Jakarta, Aktual.com — Presiden Asosiasi Serikat Pekerja (Aspek) Indonesia Mirah Sumirat mengatakan Undang-Undang Nomor 40 Tahun 2004 tentang Sistem Jaminan Sosial Nasional (SJSN) tidak pernah mengatur persentase pencairan jaminan hari tua (JHT).

“Tidak ada satu pun pasal dalam UU SJSN yang menyatakan pencairan dana JHT harus 10 persen, 30 persen atau 75 persen. Karena itu, revisi PP Nomor 46 Tahun 2015 tentang JHT yang mengubah 10 persen menjadi 30 persen tidak boleh menjadi harga mati,” kata Mirah Sumirat melalui siaran pers di Jakarta, ditulis Selasa (14/7).

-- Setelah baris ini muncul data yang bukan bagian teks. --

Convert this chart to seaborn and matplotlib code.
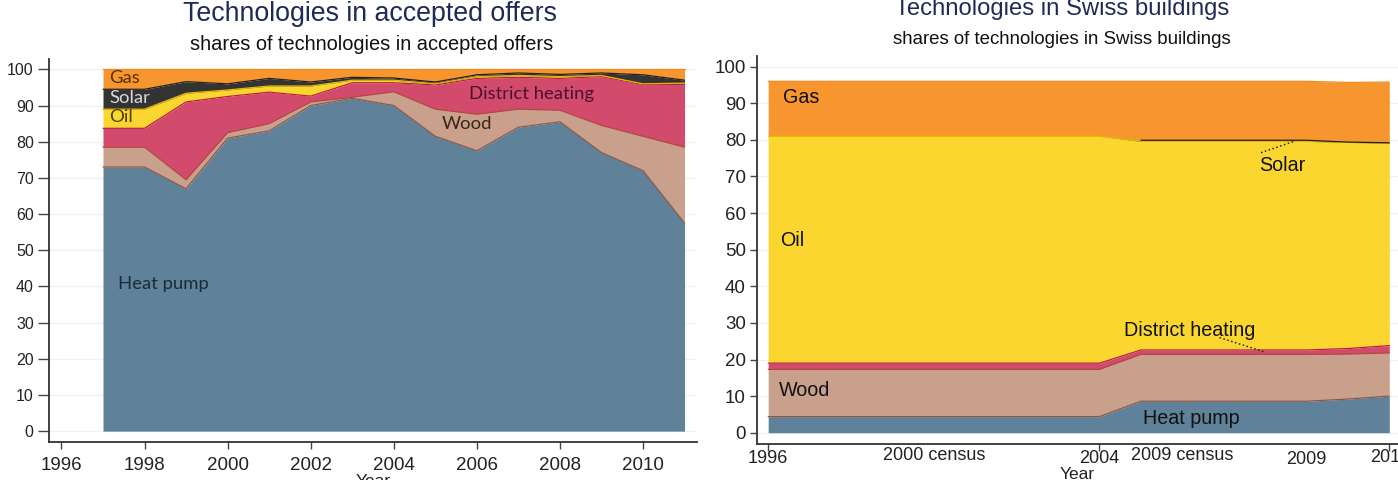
import numpy as np
import pandas as pd
import matplotlib
matplotlib.use("Agg")
import matplotlib.pyplot as plt
import seaborn as sns

# Left panel: shares of technologies in accepted offers (%)
offer_years = [1997, 1998, 1999, 2000, 2001, 2002, 2003, 2004, 2005, 2006, 2007, 2008, 2009, 2010, 2011]
offer_heat_pump = [73, 73, 67, 81, 83, 90, 92, 90, 81.5, 77.5, 84, 85.5, 77, 72, 57.5]
offer_wood = [5.5, 5.5, 2.5, 1.5, 2, 1, 0.3, 3.8, 7.5, 10.1, 5, 3.2, 7.5, 9.5, 21]
offer_district = [5.2, 5.2, 21.5, 10, 8.7, 1.6, 4, 2.5, 6.7, 9.9, 8.8, 8.8, 13.5, 14.3, 17.3]
offer_oil = [5.3, 5.3, 2.4, 1.8, 1.7, 2.8, 0.7, 0.7, 0.3, 0.5, 0.5, 0.5, 0.3, 0.2, 0.4]
offer_solar = [5.5, 5.5, 3.2, 1.7, 2.1, 1.1, 0.8, 0.6, 0.5, 0.5, 0.7, 0.6, 0.7, 2.5, 0.8]
offer_gas = [5.5, 5.5, 3.4, 4, 2.5, 3.5, 2.2, 2.4, 3.5, 1.5, 1, 1.4, 1, 1.5, 3]

# Right panel: shares of technologies in Swiss buildings (%)
bldg_years = [1996, 2004, 2005, 2009, 2010, 2011]
bldg_heat_pump = [4.4, 4.4, 8.6, 8.6, 9.2, 10]
bldg_wood = [12.9, 12.9, 12.8, 12.8, 12.3, 11.8]
bldg_district = [1.7, 1.7, 1.2, 1.2, 1.5, 2.0]
bldg_oil = [62, 62, 57, 57, 56.3, 55.3]
bldg_solar = [0, 0, 0.3, 0.3, 0.1, 0.1]
bldg_gas = [15, 15, 16.1, 16.1, 16.3, 16.6]

techs = ["Heat pump", "Wood", "District heating", "Oil", "Solar", "Gas"]
fill_colors = ["#60819a", "#c9a08c", "#d24b6c", "#fbd62e", "#333333", "#f7962e"]
edge_colors = ["#8a5a48", "#b04a40", "#b81e4a", "#e8b800", "#222222", "#f08a20"]

left_ticks = [1996, 1998, 2000, 2002, 2004, 2006, 2008, 2010]
right_ticks = [1996, 2000, 2004, 2006, 2009, 2011]
right_tick_labels = ["1996", "2000 census", "2004", "2009 census", "2009", "2011"]

sns.set_theme(style="white")
plt.rcParams["font.family"] = ["Liberation Sans", "DejaVu Sans"]

fig = plt.figure(figsize=(13.98, 4.8), dpi=100)
W, H = 1398, 480
ax1 = fig.add_axes([49 / W, 38 / H, 648 / W, 383.5 / H])
ax2 = fig.add_axes([757 / W, 36.3 / H, 641 / W, 388 / H])


def draw_stack(ax, years, series):
    df = pd.DataFrame(dict(zip(techs, series)), index=years)
    cum = df.cumsum(axis=1)
    ax.stackplot(df.index, df.T.values, colors=fill_colors, linewidth=0, zorder=2)
    for tech, ec in zip(techs, edge_colors):
        edge = cum[tech].where(df[tech] > 0)
        sns.lineplot(x=df.index, y=edge, ax=ax, color=ec, lw=0.9, zorder=3)


draw_stack(ax1, offer_years, [offer_heat_pump, offer_wood, offer_district,
                              offer_oil, offer_solar, offer_gas])
draw_stack(ax2, bldg_years, [bldg_heat_pump, bldg_wood, bldg_district,
                             bldg_oil, bldg_solar, bldg_gas])

for ax in (ax1, ax2):
    ax.set_ylim(-3, 103)
    ax.set_yticks(range(0, 101, 10))
    ax.yaxis.grid(True, color="#eef1f4", lw=1)
    ax.set_axisbelow(True)
    ax.set_xlabel("")
    ax.set_ylabel("")
    sns.despine(ax=ax)
    for s in ("left", "bottom"):
        ax.spines[s].set_color("#333333")
        ax.spines[s].set_linewidth(1.3)
    ax.tick_params(axis="both", which="major", width=1, color="#444444",
                   direction="out", left=True, bottom=True, colors="#222222")

ax1.set_xlim(1995.7, 2011.3)
ax1.set_xticks(left_ticks)
ax1.tick_params(axis="x", labelsize=13.5, pad=6, length=5)
ax1.tick_params(axis="y", labelsize=11.5, pad=3, length=8)

ax2.set_xlim(1995.73, 2011.21)
ax2.set_xticks(right_ticks)
ax2.set_xticklabels(right_tick_labels)
ax2.tick_params(axis="x", labelsize=13, length=5)
ax2.tick_params(axis="y", labelsize=13.5, pad=3, length=5)
# census labels sit a little higher and carry no tick mark
right_pads = [-0.7, -2.8, -0.3, -2.8, 0.4, -1.4]
for t, lab, p in zip(ax2.xaxis.get_major_ticks(), right_tick_labels, right_pads):
    t.set_pad(p)
    if lab not in ("1996", "2004", "2011"):
        t.tick1line.set_visible(False)

# labels inside the left chart
lfont = dict(family=["Lato", "DejaVu Sans"], fontsize=13.3)
ax1.text(1997.15, 97.6, "Gas", color="#5a3000", va="center", **lfont)
ax1.text(1997.15, 92.0, "Solar", color="#d8d8d8", va="center", **lfont)
ax1.text(1997.15, 86.7, "Oil", color="#4a4000", va="center", **lfont)
ax1.text(2005.8, 93.2, "District heating", color="#4a1030", va="center", **lfont)
ax1.text(2005.15, 84.8, "Wood", color="#3a2418", va="center", **lfont)
ax1.text(1997.35, 40.6, "Heat pump", color="#1a2a38", va="center", **lfont)

# labels inside the right chart
rfont = dict(fontsize=14.2, color="#111111", va="center")
ax2.text(1996.35, 91.5, "Gas", **rfont)
ax2.text(1996.3, 52.5, "Oil", **rfont)
ax2.text(1996.25, 11.5, "Wood", **rfont)
ax2.text(2005.05, 4.0, "Heat pump", **rfont)
ax2.text(2004.6, 28.0, "District heating", **rfont)
ax2.text(2007.85, 73.0, "Solar", **rfont)
ax2.plot([2006.9, 2008.0], [26.0, 22.0], ls=":", color="#222222", lw=1.1, zorder=4)
ax2.plot([2007.9, 2008.7], [76.5, 79.6], ls=":", color="#222222", lw=1.1, zorder=4)

# titles
title_color = "#1e2b55"
fig.text(370 / W, 1 - 14 / H, "Technologies in accepted offers", ha="center", va="center",
         fontsize=19.3, color=title_color)
fig.text(372 / W, 1 - 45 / H, "shares of technologies in accepted offers", ha="center",
         va="center", fontsize=14.4, color="#111111")
fig.text(1062 / W, 1 - 9 / H, "Technologies in Swiss buildings", ha="center", va="center",
         fontsize=17.2, color=title_color)
fig.text(1062 / W, 1 - 40 / H, "shares of technologies in Swiss buildings", ha="center",
         va="center", fontsize=13.4, color="#111111")

fig.text(373 / W, 1 - 474 / H, "Year", ha="center", va="top", fontsize=12.5, color="#222222")
fig.text(1077 / W, 1 - 467 / H, "Year", ha="center", va="top", fontsize=12.5, color="#222222")

fig.savefig("out.png", dpi=100)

Namun, Mirah mengatakan Menteri Ketenagakerjaan Hanif Dhakiri dan Direktur Utama Badan Penyelenggara Jaminan Sosial (BPJS) Ketenagakerjaan Alvyn G Masassya justru berpendapat PP JHT sudah sejalan dengan UU SJSN.

Mirah juga membantah pernyataan Kemenaker bahwa pembahasan rancangan PP JHT sudah dilakukan di forum tripartit nasional. Menurut dia, risalah rapat tripartit yang ditunjukkan Kemenaker tidak membuktikan adanya pembahasan tersebut.

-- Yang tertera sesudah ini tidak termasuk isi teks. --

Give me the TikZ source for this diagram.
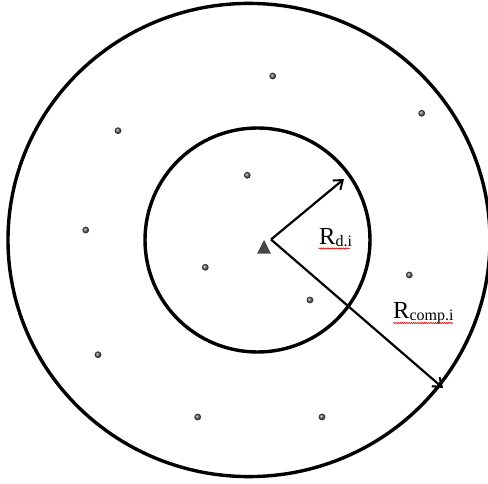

“Risalah rapat itu hanya menyatakan bahwa seluruh unsur tripartit nasional mendukung segera diterbitkannya PP JHT. Namun, tidak pernah ada pembahasan terhadap isi rancangan PP tersebut,” tuturnya.

Terkait rencana revisi jumlah dana yang bisa dicairkan dari 10 persen menjadi 30 persen, Mirah menilai hal itu menunjukan pemerintah tidak mau menerima aspirasi serikat pekerja.

“Mengapa pemerintah ngotot untuk hanya membayarkan 30 persen? Padahal Undang-Undang Nomor 40 Tahun 2004 tentang Sistem Jaminan Sosial Nasional (SJSN) tidak mengamanatkan pembatasan 30 persen itu,” katanya.

Menurut Mirah, seharusnya pemerintah lebih mendengar masukan dari serikat pekerja. Pasalnya, banyak pekerja kontrak dan alih daya yang di-PHK sebelum Idul Fitri, sehingga tidak lagi mendapatkan pesangon dan penghasilan serta tidak dapat memenuhi hidup jelang hari raya.